- Release poster
- Directed by: Pavan Sunkara
- Written by: Pavan Sunkara
- Produced by: Sridhar Marisa
- Starring: Shanmukh Jaswanth; Anagha Ajith;
- Cinematography: Anush Kumar
- Edited by: Naresh Adupa
- Music by: T R Krishna Chetan
- Production company: Sri Akkiyan Arts
- Distributed by: ETV Win
- Release date: 19 December 2024;
- Running time: 98 minutes
- Country: India
- Language: Telugu

= Leela Vinodham =

2024 Indian Telugu-language film by Pavan Sunkara

Leela Vinodham (also spelt as Leela Vinodam) is a 2024 Indian Telugu-language romantic comedy film written and directed by Pavan Sunkara. The film features Shanmukh Jaswanth and Anagha Ajith in lead roles.
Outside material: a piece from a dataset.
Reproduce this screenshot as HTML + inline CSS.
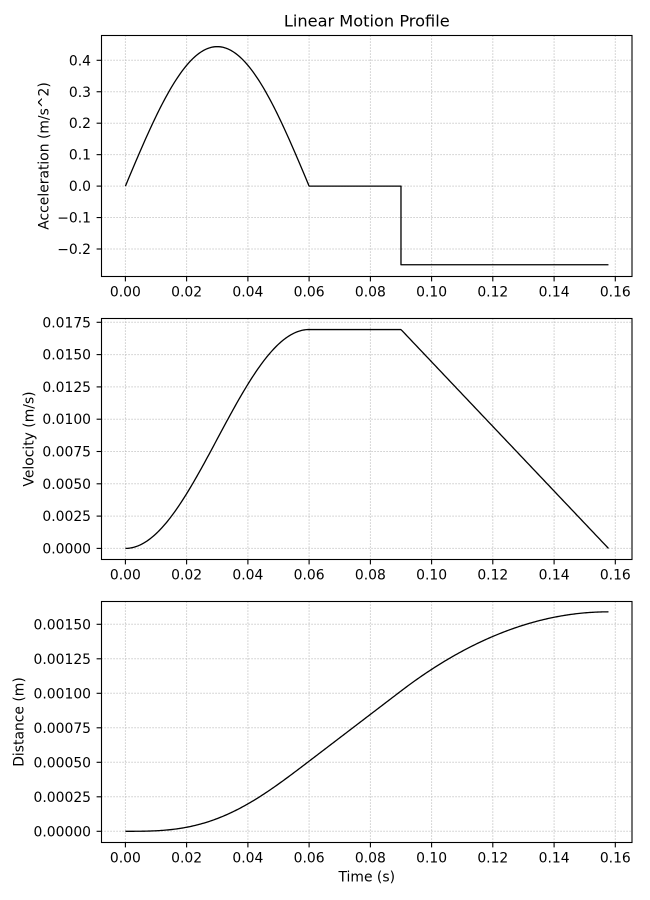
<!DOCTYPE html>
<html>
<head>
<meta charset="utf-8">
<style>
html,body{margin:0;padding:0;background:#fff;}
svg{display:block;}
text{font-family:"DejaVu Sans","Liberation Sans",sans-serif;fill:#000;}
.tk{font-size:13.9px;}
.grid line{stroke:#b8b8b8;stroke-width:1;stroke-dasharray:1.1,1.9;}
.frame{fill:none;stroke:#000;stroke-width:1.1;}
.tick line{stroke:#000;stroke-width:1.1;}
.curve{fill:none;stroke:#000;stroke-width:1.3;stroke-linejoin:round;}
</style>
</head>
<body>
<svg width="650" height="900" viewBox="0 0 650 900" xmlns="http://www.w3.org/2000/svg">
<rect width="650" height="900" fill="#fff"/>

<!-- Title -->
<text x="366.75" y="26.5" text-anchor="middle" style="font-size:16.2px">Linear Motion Profile</text>

<!-- ============ PLOT 1 ============ -->
<g class="grid">
  <line x1="125.4" y1="35.5" x2="125.4" y2="276.5"/>
  <line x1="186.6" y1="35.5" x2="186.6" y2="276.5"/>
  <line x1="247.9" y1="35.5" x2="247.9" y2="276.5"/>
  <line x1="309.1" y1="35.5" x2="309.1" y2="276.5"/>
  <line x1="370.4" y1="35.5" x2="370.4" y2="276.5"/>
  <line x1="431.6" y1="35.5" x2="431.6" y2="276.5"/>
  <line x1="492.8" y1="35.5" x2="492.8" y2="276.5"/>
  <line x1="554.1" y1="35.5" x2="554.1" y2="276.5"/>
  <line x1="615.3" y1="35.5" x2="615.3" y2="276.5"/>
  <line x1="101.5" y1="60.3" x2="632" y2="60.3"/>
  <line x1="101.5" y1="91.75" x2="632" y2="91.75"/>
  <line x1="101.5" y1="123.2" x2="632" y2="123.2"/>
  <line x1="101.5" y1="154.65" x2="632" y2="154.65"/>
  <line x1="101.5" y1="186.1" x2="632" y2="186.1"/>
  <line x1="101.5" y1="217.55" x2="632" y2="217.55"/>
  <line x1="101.5" y1="249" x2="632" y2="249"/>
</g>
<path id="c1" class="curve" d=""/>
<rect class="frame" x="101.5" y="35.5" width="530.5" height="241"/>
<g class="tick">
  <line x1="125.4" y1="276.5" x2="125.4" y2="281.4"/>
  <line x1="186.6" y1="276.5" x2="186.6" y2="281.4"/>
  <line x1="247.9" y1="276.5" x2="247.9" y2="281.4"/>
  <line x1="309.1" y1="276.5" x2="309.1" y2="281.4"/>
  <line x1="370.4" y1="276.5" x2="370.4" y2="281.4"/>
  <line x1="431.6" y1="276.5" x2="431.6" y2="281.4"/>
  <line x1="492.8" y1="276.5" x2="492.8" y2="281.4"/>
  <line x1="554.1" y1="276.5" x2="554.1" y2="281.4"/>
  <line x1="615.3" y1="276.5" x2="615.3" y2="281.4"/>
  <line x1="96.6" y1="60.3" x2="101.5" y2="60.3"/>
  <line x1="96.6" y1="91.75" x2="101.5" y2="91.75"/>
  <line x1="96.6" y1="123.2" x2="101.5" y2="123.2"/>
  <line x1="96.6" y1="154.65" x2="101.5" y2="154.65"/>
  <line x1="96.6" y1="186.1" x2="101.5" y2="186.1"/>
  <line x1="96.6" y1="217.55" x2="101.5" y2="217.55"/>
  <line x1="96.6" y1="249" x2="101.5" y2="249"/>
</g>
<g class="tk" text-anchor="middle">
  <text x="125.4" y="296.5">0.00</text>
  <text x="186.6" y="296.5">0.02</text>
  <text x="247.9" y="296.5">0.04</text>
  <text x="309.1" y="296.5">0.06</text>
  <text x="370.4" y="296.5">0.08</text>
  <text x="431.6" y="296.5">0.10</text>
  <text x="492.8" y="296.5">0.12</text>
  <text x="554.1" y="296.5">0.14</text>
  <text x="615.3" y="296.5">0.16</text>
</g>
<g class="tk" text-anchor="end">
  <text x="91" y="65.3">0.4</text>
  <text x="91" y="96.75">0.3</text>
  <text x="91" y="128.2">0.2</text>
  <text x="91" y="159.65">0.1</text>
  <text x="91" y="191.1">0.0</text>
  <text x="91" y="222.55">−0.1</text>
  <text x="91" y="254">−0.2</text>
</g>
<text class="tk" transform="translate(48.5,156) rotate(-90)" text-anchor="middle">Acceleration (m/s^2)</text>

<!-- ============ PLOT 2 ============ -->
<g class="grid">
  <line x1="125.4" y1="318.5" x2="125.4" y2="559.5"/>
  <line x1="186.6" y1="318.5" x2="186.6" y2="559.5"/>
  <line x1="247.9" y1="318.5" x2="247.9" y2="559.5"/>
  <line x1="309.1" y1="318.5" x2="309.1" y2="559.5"/>
  <line x1="370.4" y1="318.5" x2="370.4" y2="559.5"/>
  <line x1="431.6" y1="318.5" x2="431.6" y2="559.5"/>
  <line x1="492.8" y1="318.5" x2="492.8" y2="559.5"/>
  <line x1="554.1" y1="318.5" x2="554.1" y2="559.5"/>
  <line x1="615.3" y1="318.5" x2="615.3" y2="559.5"/>
  <line x1="101.5" y1="322.3" x2="632" y2="322.3"/>
  <line x1="101.5" y1="354.6" x2="632" y2="354.6"/>
  <line x1="101.5" y1="386.9" x2="632" y2="386.9"/>
  <line x1="101.5" y1="419.2" x2="632" y2="419.2"/>
  <line x1="101.5" y1="451.5" x2="632" y2="451.5"/>
  <line x1="101.5" y1="483.8" x2="632" y2="483.8"/>
  <line x1="101.5" y1="516.1" x2="632" y2="516.1"/>
  <line x1="101.5" y1="548.4" x2="632" y2="548.4"/>
</g>
<path id="c2" class="curve" d=""/>
<rect class="frame" x="101.5" y="318.5" width="530.5" height="241"/>
<g class="tick">
  <line x1="125.4" y1="559.5" x2="125.4" y2="564.4"/>
  <line x1="186.6" y1="559.5" x2="186.6" y2="564.4"/>
  <line x1="247.9" y1="559.5" x2="247.9" y2="564.4"/>
  <line x1="309.1" y1="559.5" x2="309.1" y2="564.4"/>
  <line x1="370.4" y1="559.5" x2="370.4" y2="564.4"/>
  <line x1="431.6" y1="559.5" x2="431.6" y2="564.4"/>
  <line x1="492.8" y1="559.5" x2="492.8" y2="564.4"/>
  <line x1="554.1" y1="559.5" x2="554.1" y2="564.4"/>
  <line x1="615.3" y1="559.5" x2="615.3" y2="564.4"/>
  <line x1="96.6" y1="322.3" x2="101.5" y2="322.3"/>
  <line x1="96.6" y1="354.6" x2="101.5" y2="354.6"/>
  <line x1="96.6" y1="386.9" x2="101.5" y2="386.9"/>
  <line x1="96.6" y1="419.2" x2="101.5" y2="419.2"/>
  <line x1="96.6" y1="451.5" x2="101.5" y2="451.5"/>
  <line x1="96.6" y1="483.8" x2="101.5" y2="483.8"/>
  <line x1="96.6" y1="516.1" x2="101.5" y2="516.1"/>
  <line x1="96.6" y1="548.4" x2="101.5" y2="548.4"/>
</g>
<g class="tk" text-anchor="middle">
  <text x="125.4" y="579.5">0.00</text>
  <text x="186.6" y="579.5">0.02</text>
  <text x="247.9" y="579.5">0.04</text>
  <text x="309.1" y="579.5">0.06</text>
  <text x="370.4" y="579.5">0.08</text>
  <text x="431.6" y="579.5">0.10</text>
  <text x="492.8" y="579.5">0.12</text>
  <text x="554.1" y="579.5">0.14</text>
  <text x="615.3" y="579.5">0.16</text>
</g>
<g class="tk" text-anchor="end">
  <text x="91" y="327.3">0.0175</text>
  <text x="91" y="359.6">0.0150</text>
  <text x="91" y="391.9">0.0125</text>
  <text x="91" y="424.2">0.0100</text>
  <text x="91" y="456.5">0.0075</text>
  <text x="91" y="488.8">0.0050</text>
  <text x="91" y="521.1">0.0025</text>
  <text x="91" y="553.4">0.0000</text>
</g>
<text class="tk" transform="translate(33.5,439) rotate(-90)" text-anchor="middle">Velocity (m/s)</text>

<!-- ============ PLOT 3 ============ -->
<g class="grid">
  <line x1="125.4" y1="601.5" x2="125.4" y2="842.5"/>
  <line x1="186.6" y1="601.5" x2="186.6" y2="842.5"/>
  <line x1="247.9" y1="601.5" x2="247.9" y2="842.5"/>
  <line x1="309.1" y1="601.5" x2="309.1" y2="842.5"/>
  <line x1="370.4" y1="601.5" x2="370.4" y2="842.5"/>
  <line x1="431.6" y1="601.5" x2="431.6" y2="842.5"/>
  <line x1="492.8" y1="601.5" x2="492.8" y2="842.5"/>
  <line x1="554.1" y1="601.5" x2="554.1" y2="842.5"/>
  <line x1="615.3" y1="601.5" x2="615.3" y2="842.5"/>
  <line x1="101.5" y1="624.3" x2="632" y2="624.3"/>
  <line x1="101.5" y1="658.8" x2="632" y2="658.8"/>
  <line x1="101.5" y1="693.3" x2="632" y2="693.3"/>
  <line x1="101.5" y1="727.8" x2="632" y2="727.8"/>
  <line x1="101.5" y1="762.3" x2="632" y2="762.3"/>
  <line x1="101.5" y1="796.8" x2="632" y2="796.8"/>
  <line x1="101.5" y1="831.3" x2="632" y2="831.3"/>
</g>
<path id="c3" class="curve" d=""/>
<rect class="frame" x="101.5" y="601.5" width="530.5" height="241"/>
<g class="tick">
  <line x1="125.4" y1="842.5" x2="125.4" y2="847.4"/>
  <line x1="186.6" y1="842.5" x2="186.6" y2="847.4"/>
  <line x1="247.9" y1="842.5" x2="247.9" y2="847.4"/>
  <line x1="309.1" y1="842.5" x2="309.1" y2="847.4"/>
  <line x1="370.4" y1="842.5" x2="370.4" y2="847.4"/>
  <line x1="431.6" y1="842.5" x2="431.6" y2="847.4"/>
  <line x1="492.8" y1="842.5" x2="492.8" y2="847.4"/>
  <line x1="554.1" y1="842.5" x2="554.1" y2="847.4"/>
  <line x1="615.3" y1="842.5" x2="615.3" y2="847.4"/>
  <line x1="96.6" y1="624.3" x2="101.5" y2="624.3"/>
  <line x1="96.6" y1="658.8" x2="101.5" y2="658.8"/>
  <line x1="96.6" y1="693.3" x2="101.5" y2="693.3"/>
  <line x1="96.6" y1="727.8" x2="101.5" y2="727.8"/>
  <line x1="96.6" y1="762.3" x2="101.5" y2="762.3"/>
  <line x1="96.6" y1="796.8" x2="101.5" y2="796.8"/>
  <line x1="96.6" y1="831.3" x2="101.5" y2="831.3"/>
</g>
<g class="tk" text-anchor="middle">
  <text x="125.4" y="862.5">0.00</text>
  <text x="186.6" y="862.5">0.02</text>
  <text x="247.9" y="862.5">0.04</text>
  <text x="309.1" y="862.5">0.06</text>
  <text x="370.4" y="862.5">0.08</text>
  <text x="431.6" y="862.5">0.10</text>
  <text x="492.8" y="862.5">0.12</text>
  <text x="554.1" y="862.5">0.14</text>
  <text x="615.3" y="862.5">0.16</text>
</g>
<g class="tk" text-anchor="end">
  <text x="91" y="629.3">0.00150</text>
  <text x="91" y="663.8">0.00125</text>
  <text x="91" y="698.3">0.00100</text>
  <text x="91" y="732.8">0.00075</text>
  <text x="91" y="767.3">0.00050</text>
  <text x="91" y="801.8">0.00025</text>
  <text x="91" y="836.3">0.00000</text>
</g>
<text class="tk" transform="translate(23.5,722) rotate(-90)" text-anchor="middle">Distance (m)</text>
<text class="tk" x="366.75" y="881.5" text-anchor="middle">Time (s)</text>
</svg>

<script>
(function(){
  var T=0.06, vmax=0.01694, A=vmax*Math.PI/(2*T), dec=0.25;
  var t2=0.09, tend=t2+vmax/dec;
  function X(t){return 125.4+t*3062;}
  function Y1(v){return 186.1-314.5*v;}
  function Y2(v){return 548.4-12920*v;}
  function Y3(v){return 831.3-138000*v;}
  var d1=A*T*T/Math.PI, d2=d1+vmax*(t2-T);
  function acc(t){ if(t<=T) return A*Math.sin(Math.PI*t/T); if(t<=t2) return 0; return -dec; }
  function vel(t){ if(t<=T) return A*T/Math.PI*(1-Math.cos(Math.PI*t/T)); if(t<=t2) return vmax; return vmax-dec*(t-t2); }
  function dist(t){ if(t<=T) return A*T/Math.PI*(t-T/Math.PI*Math.sin(Math.PI*t/T)); if(t<=t2) return d1+vmax*(t-T); var s=t-t2; return d2+vmax*s-0.5*dec*s*s; }
  var n=400, p1=[], p2=[], p3=[];
  for(var i=0;i<=n;i++){
    var t=tend*i/n;
    p1.push(X(t).toFixed(2)+','+Y1(acc(t)).toFixed(2));
    p2.push(X(t).toFixed(2)+','+Y2(vel(t)).toFixed(2));
    p3.push(X(t).toFixed(2)+','+Y3(dist(t)).toFixed(2));
  }
  // acceleration: build with exact corners
  var a=[];
  for(var j=0;j<=120;j++){var tt=T*j/120; a.push(X(tt).toFixed(2)+','+Y1(acc(tt)).toFixed(2));}
  a.push(X(t2).toFixed(2)+','+Y1(0).toFixed(2));
  a.push(X(t2).toFixed(2)+','+Y1(-dec).toFixed(2));
  a.push(X(tend).toFixed(2)+','+Y1(-dec).toFixed(2));
  document.getElementById('c1').setAttribute('d','M'+a.join(' L'));
  document.getElementById('c2').setAttribute('d','M'+p2.join(' L'));
  document.getElementById('c3').setAttribute('d','M'+p3.join(' L'));
})();
</script>
</body>
</html>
The film was released on 19 December 2024 on ETV Win.

==Cast==
- Shanmukh Jaswanth as PMRK Prasad
- Anagha Ajith as Leela
- Goparaju Ramana as Leela's father
- Aamani as Prasad's mother
- Rupa Lakshmi
- Shravanthi Anand
- Mirchi RJ Saran as Rajesh
- Prasad Behara
- Shiva Thummal
- Madhan Mohan
- Chaitanya Garikina

== Music ==

Track list
| No. | Title | Singer(s) | Length |
|---|---|---|---|
| 1. | "Madhurame" | Adithya RK | 4:13 |

== Release ==
Leela Vinodham was originally scheduled to release on 3 October 2024, but was later released on 19 December 2024 on ETV Win.

== Reception ==
BH Harsh of Cinema Express gave a rating of 3.5 out of 5 and stated, "Leela Vinodham is a heartwarming letter to the younger days, and the older times". Times Now Telugu had a similar opinion, but praised the performance of Shanmukh Jaswanth.